Les salaires des employés de charbonnages varient beaucoup selon qu’il s’agit d’une mine d’Etat ou privée, d’un emploi de surface ou de fond de mine. Dans les mines d’Etat, le mineur de fond reçoit généralement de 1.200 à 2.000 hryvnias par mois (de 160 à 190 euros, un montant qui varie selon la production), mais les travailleurs de surface touchent à peine 350 ou 400 hryvnias (56 ou 64 euros). Le salaire d’un mineur de fond peut être beaucoup plus élevé (jusque 4.000 ou 5.000 hryvnias – 648 ou 810 euros) dans une mine privatisée où l’employeur est sérieux. Rares sont cependant ceux qui gagnent des salaires aussi intéressants. « Ici, même si tu travailles très dur, tu n’atteins presque jamais un salaire décent », déclarent les syndicalistes de la région de Donetsk. Il faut en effet un revenu d’au moins 250-300 euros par mois pour assurer une vie décente à un couple avec un enfant à charge.
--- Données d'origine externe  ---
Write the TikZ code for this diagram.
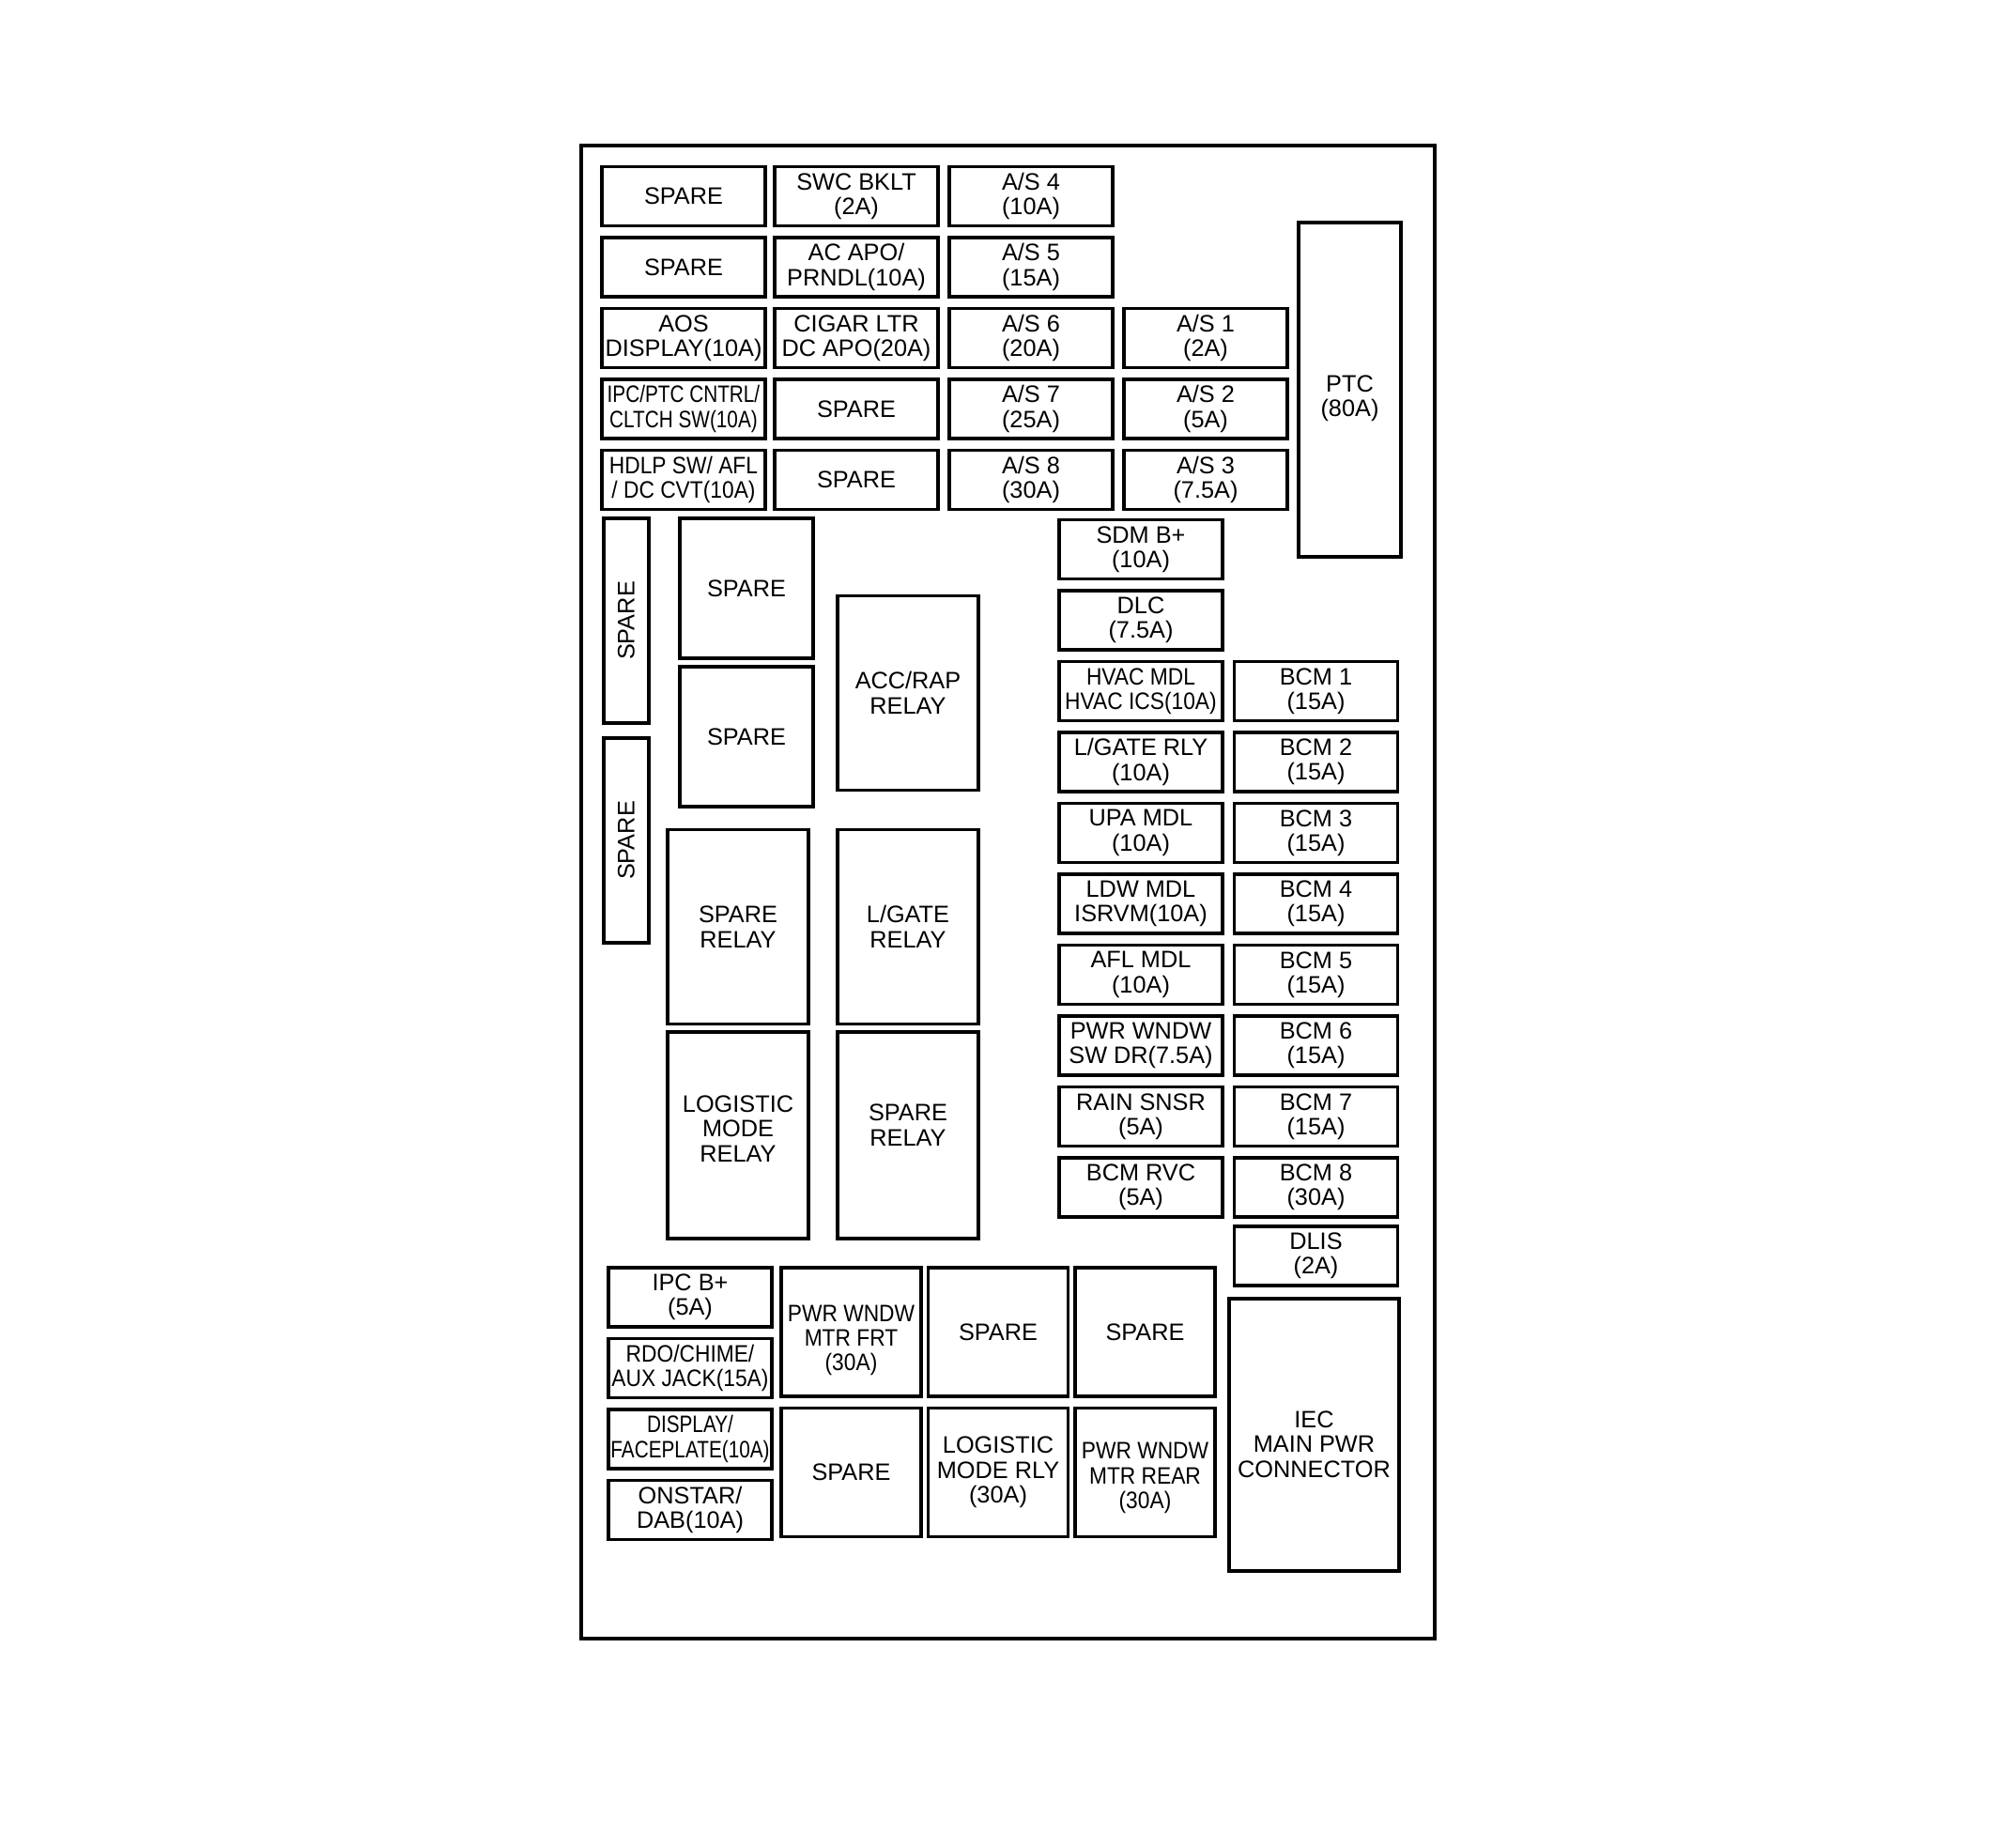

Des mineurs pensionnés contraints de continuer à travailler
Ces salaires n’attirent plus grand nombre dans les mines ukrainiennes, d’autant qu’ils ont souvent été payés en retard. La moyenne d’âge de la main-d’œuvre ne cesse d’augmenter car de moins en moins de jeunes sont prêts à suer et risquer leur vie au fond des mines pour de telles rémunérations. L’un des avantages substantiels du métier de mineur de fond, qui est de pouvoir prendre sa pension après vingt ans de travail, ne représente plus grand-chose à l’heure actuelle : les pensions sont si petites comparées au coût de la vie que beaucoup de mineurs choisissent de poursuivre leur activité professionnelle après vingt ans « de fond ». « J’ai 70 ans mais je dois continuer à travailler car j’ai une petite-fille de 17 ans à ma charge, explique Panteley, un électricien qui a travaillé durant 46 ans sous le sol dans une mine de Dzerzhinsk. Ma pension n’est que de 780 hryvnias (126 euros) par mois, j’y ajoute les 700 grivnas de mon salaire, mais ça suffit à peine pour vivre ».
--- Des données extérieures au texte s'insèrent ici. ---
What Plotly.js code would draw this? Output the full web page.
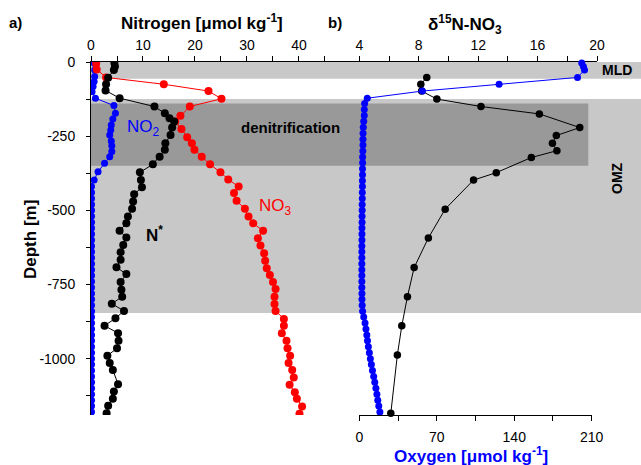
<!DOCTYPE html>
<html>
<head>
<meta charset="utf-8">
<script src="https://cdn.plot.ly/plotly-3.0.1.min.js"></script>
<style>html,body{margin:0;padding:0;background:#fff;}#chart{width:641px;height:465px;}</style>
</head>
<body>
<div id="chart"></div>
<script>
// ---- Panel a: Nitrogen species (umol/kg) vs depth (m) ----
const no3Depth = [-5,-25,-52,-75,-98,-124,-150,-181,-201,-226,-254,-274,-296,-319,-345,-372,-396,-420,-442,-468,-495,-521,-544,-569,-594,-619,-645,-670,-695,-718,-742,-765,-791,-816,-839,-866,-889,-914,-940,-965,-990,-1015,-1038,-1064,-1088,-1113,-1135,-1161,-1186];
const no3Val   = [1.0,1.1,2.9,14.0,22.6,25.1,19.0,17.2,16.2,17.4,18.5,19.4,19.9,21.3,22.9,24.9,26.4,28.4,27.5,28.0,29.6,30.3,31.2,33.1,32.1,32.6,33.3,33.5,33.8,34.4,35.0,35.5,35.3,35.3,35.5,37.1,37.1,36.7,37.6,37.8,38.3,38.0,38.7,39.0,38.2,39.2,39.6,40.6,40.1];

const nstarDepth = [-3,-15,-27,-53,-75,-96,-122,-150,-173,-190,-201,-221,-246,-274,-296,-319,-345,-372,-398,-422,-446,-470,-495,-521,-544,-569,-592,-617,-641,-667,-692,-715,-742,-768,-791,-815,-839,-864,-889,-914,-940,-965,-990,-1015,-1038,-1086,-1111,-1135,-1159,-1184];
const nstarVal   = [4.5,4.6,4.4,3.3,2.9,2.8,5.5,12.2,14.2,15.1,16.0,15.6,15.3,14.3,14.2,13.2,11.9,9.4,9.6,9.8,8.3,8.1,7.9,7.1,6.8,5.5,6.8,6.2,5.7,5.7,4.9,6.8,5.7,5.85,6.0,4.0,6.35,4.7,2.6,5.2,5.3,5.0,3.15,3.6,4.2,5.2,4.4,4.2,3.3,3.0];

const no2Depth = [-4,-27,-49,-66,-83,-100,-122,-147,-173,-192,-212,-229,-246,-266,-282,-302,-319,-341,-370,-398,
  -420,-440,-460,-480,-500,-520,-540,-560,-580,-600,-620,-640,-660,-680,-700,-720,-740,-760,-780,-800,
  -820,-840,-860,-880,-900,-920,-940,-960,-980,-1000,-1020,-1040,-1060,-1080,-1100,-1120,-1140,-1160,-1180];
const no2Val   = [0.6,0.7,0.7,0.6,0.4,0.2,0.85,4.4,4.7,4.2,3.9,3.8,3.6,3.9,4.0,4.0,3.6,2.6,1.35,0.6,
  0.1,0.1,0.1,0.1,0.1,0.1,0.1,0.1,0.1,0.1,0.1,0.1,0.1,0.1,0.1,0.1,0.1,0.1,0.1,0.1,
  0.1,0.1,0.1,0.1,0.1,0.1,0.1,0.1,0.1,0.1,0.1,0.1,0.1,0.1,0.1,0.1,0.1,0.1,0.1];

// ---- Panel b: d15N-NO3 (permil) and Oxygen (umol/kg) vs depth ----
const d15nDepth = [-52,-75,-98,-125,-150,-175,-221,-248,-274,-299,-322,-373,-398,-496,-593,-693,-791,-889,-988,-1184];
const d15nVal   = [8.54,8.14,8.2,9.22,12.19,16.12,18.84,17.26,17.0,17.3,15.58,13.22,11.69,9.78,8.65,7.69,7.24,6.86,6.56,6.12];

const o2Depth = [-3,-15,-27,-52,-75,-98,-122,
  -140,-160,-180,-200,-220,-240,-260,-280,-300,-320,
  -340,-360,-380,-400,-420,-440,-460,-480,-500,-520,
  -540,-560,-580,-600,-620,-640,-660,-680,-700,-720,
  -740,-760,-780,-800,-820,-840,-860,-880,-900,-920,
  -940,-960,-980,-1000,-1020,-1040,-1060,-1080,-1100,-1120,
  -1140,-1160,-1180];
const o2Val = [201,202.5,203.5,197.2,126.3,57.0,7.2,
  4.8,4.5,4.5,4.0,3.6,3.4,3.3,3.3,3.2,3.0,
  3.0,2.9,2.9,2.8,2.8,2.7,2.7,2.6,2.6,2.5,
  2.5,2.4,2.4,2.4,2.3,2.3,2.3,2.3,2.3,2.3,
  2.3,2.3,2.4,2.4,2.6,3.0,4.0,5.2,6.0,6.8,
  7.4,8.2,9.1,10.0,10.9,11.9,13.0,14.0,15.0,15.9,
  16.7,17.6,18.6];

// ---- Tick values / labels ----
const depthTicks = [0,-125,-250,-375,-500,-625,-750,-875,-1000,-1125];
const depthLabels = ['0','','-250','','-500','','-750','','-1000',''];
const nTicks = [0,5,10,15,20,25,30,35,40,45];
const nLabels = ['0','','10','','20','','30','','40',''];
const dTicks = [4,6,8,10,12,14,16,18,20];
const dLabels = ['4','','8','','12','','16','','20'];
const oTicks = [0,35,70,105,140,175,210];
const oLabels = ['0','','70','','140','','210'];

const FONT = 'Liberation Sans, Arial, Helvetica, sans-serif';
const RED = '#ff0000', BLUE = '#0000ff', BLACK = '#000000';
const LIGHT = '#c8c8c8', DARK = '#999999';

// pixel -> paper helpers for placement (plot area 91..641 x 62..415)
const PL = 91, PW = 550, PT = 62, PH = 353;
const px = x => (x - PL) / PW;
const py = y => (PT + PH - y) / PH;

const traces = [
  {x: no2Val, y: no2Depth, xaxis:'x', yaxis:'y', mode:'lines+markers', line:{color:BLUE,width:1}, marker:{color:BLUE,size:7}},
  {x: no3Val, y: no3Depth, xaxis:'x', yaxis:'y', mode:'lines+markers', line:{color:RED,width:1}, marker:{color:RED,size:8}},
  {x: nstarVal, y: nstarDepth, xaxis:'x', yaxis:'y', mode:'lines+markers', line:{color:BLACK,width:1}, marker:{color:BLACK,size:8}},
  {x: o2Val, y: o2Depth, xaxis:'x3', yaxis:'y', mode:'lines+markers', cliponaxis:false, line:{color:BLUE,width:1}, marker:{color:BLUE,size:7}},
  {x: d15nVal, y: d15nDepth, xaxis:'x2', yaxis:'y', mode:'lines+markers', cliponaxis:false, line:{color:BLACK,width:1}, marker:{color:BLACK,size:7.5}}
];

const axCommon = {
  showline:true, linecolor:BLACK, linewidth:1, ticks:'outside', tickcolor:BLACK, tickwidth:1,
  showgrid:false, zeroline:false, tickfont:{family:FONT,size:14,color:BLACK}, fixedrange:true
};

const layout = {
  width:641, height:465,
  margin:{l:PL, r:0, t:PT, b:465-PT-PH, pad:0},
  paper_bgcolor:'#ffffff', plot_bgcolor:'rgba(0,0,0,0)',
  showlegend:false, hovermode:false,
  font:{family:FONT, color:BLACK},
  xaxis: Object.assign({}, axCommon, {domain:[0, px(326)], range:[0,45.2], side:'top', anchor:'y',
    tickmode:'array', tickvals:nTicks, ticktext:nLabels, ticklen:5, ticklabelstandoff:0}),
  xaxis2: Object.assign({}, axCommon, {domain:[px(325), px(597)], range:[1.69,20], side:'top', anchor:'y',
    tickmode:'array', tickvals:dTicks, ticktext:dLabels, ticklen:5, ticklabelstandoff:0}),
  xaxis3: Object.assign({}, axCommon, {domain:[px(359.3), px(591.7)], range:[0,210], side:'bottom', anchor:'y',
    tickmode:'array', tickvals:oTicks, ticktext:oLabels, ticklen:5, ticklabelstandoff:4}),
  yaxis: Object.assign({}, axCommon, {domain:[0,1], range:[-1190,0], anchor:'x',
    tickmode:'array', tickvals:depthTicks, ticktext:depthLabels, ticklen:4, ticklabelstandoff:8}),
  shapes: [
    // MLD band, OMZ band, denitrification band
    {type:'rect', xref:'paper', yref:'paper', x0:0, x1:1, y0:py(62), y1:py(78.7), fillcolor:LIGHT, line:{width:0}, layer:'below'},
    {type:'rect', xref:'paper', yref:'paper', x0:0, x1:1, y0:py(99), y1:py(313), fillcolor:LIGHT, line:{width:0}, layer:'below'},
    {type:'rect', xref:'paper', yref:'paper', x0:0, x1:px(588.3), y0:py(103.5), y1:py(165.8), fillcolor:DARK, line:{width:0}, layer:'below'}
  ],
  annotations: [
    {text:'<b>a)</b>', x:px(15), y:py(22), font:{size:15}},
    {text:'<b>Nitrogen [μmol kg<sup>-1</sup>]</b>', x:px(202), y:py(22), font:{size:17}},
    {text:'<b>b)</b>', x:px(335), y:py(22), font:{size:15}},
    {text:'<b>δ<sup>15</sup>N-NO<sub>3</sub></b>', x:px(465), y:py(24), font:{size:17}},
    {text:'<b>Oxygen [μmol kg<sup>-1</sup>]</b>', x:px(471), y:py(455), font:{size:17, color:BLUE}},
    {text:'<b>Depth [m]</b>', x:px(30), y:py(240), textangle:-90, font:{size:17}},
    {text:'<b>MLD</b>', x:px(617), y:py(70), font:{size:14}},
    {text:'<b>OMZ</b>', x:px(617), y:py(178), textangle:-90, font:{size:14}},
    {text:'<b>denitrification</b>', x:px(290), y:py(127), font:{size:15}},
    {text:'NO<sub>2</sub>', x:px(143), y:py(128), font:{size:17, color:BLUE}},
    {text:'NO<sub>3</sub>', x:px(275), y:py(207), font:{size:17, color:RED}},
    {text:'<b>N<sup>*</sup></b>', x:px(154), y:py(234), font:{size:17, color:BLACK}}
  ].map(a => Object.assign({xref:'paper', yref:'paper', showarrow:false, xanchor:'center', yanchor:'middle'}, a,
      {font:Object.assign({family:FONT, color:BLACK}, a.font)}))
};

Plotly.newPlot('chart', traces, layout, {staticPlot:true, displayModeBar:false});
</script>
</body>
</html>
Beaucoup de mines d’Etat ont de la peine à trouver les travailleurs nécessaires à leur fonctionnement en raison des salaires trop bas et de la concurrence des mines illégales. « Normalement, je ne travaille qu’entre 20 et 23 jours par mois, mais comme il n’y a pas assez de mineurs, on me demande souvent de travailler aussi les jours fériés, explique ainsi Roman, 46 ans, un mineur de fond de Makiivka. Je suis en charge de la maintenance de l’équipement électrique. Les conditions de travail sont très difficiles sous le sol : la température est de 37°, l’humidité de 100%. J’ai pourtant choisi d’abandonner mon métier d’enseignant à l’âge de 34 ans car le salaire de mineur est le double de celui d’enseignant et j’avais deux fils à élever. Mon épouse est encore enseignante à l’heure actuelle, son salaire n’est que de 500 hryvnias (80 euros) alors que j’en gagne 1.200 (194 euros). Toute ma famille a travaillé dans les mines, c’était un travail valorisant par le passé. Maintenant, ni le métier d’enseignant ni celui de mineur ne sont valorisants ».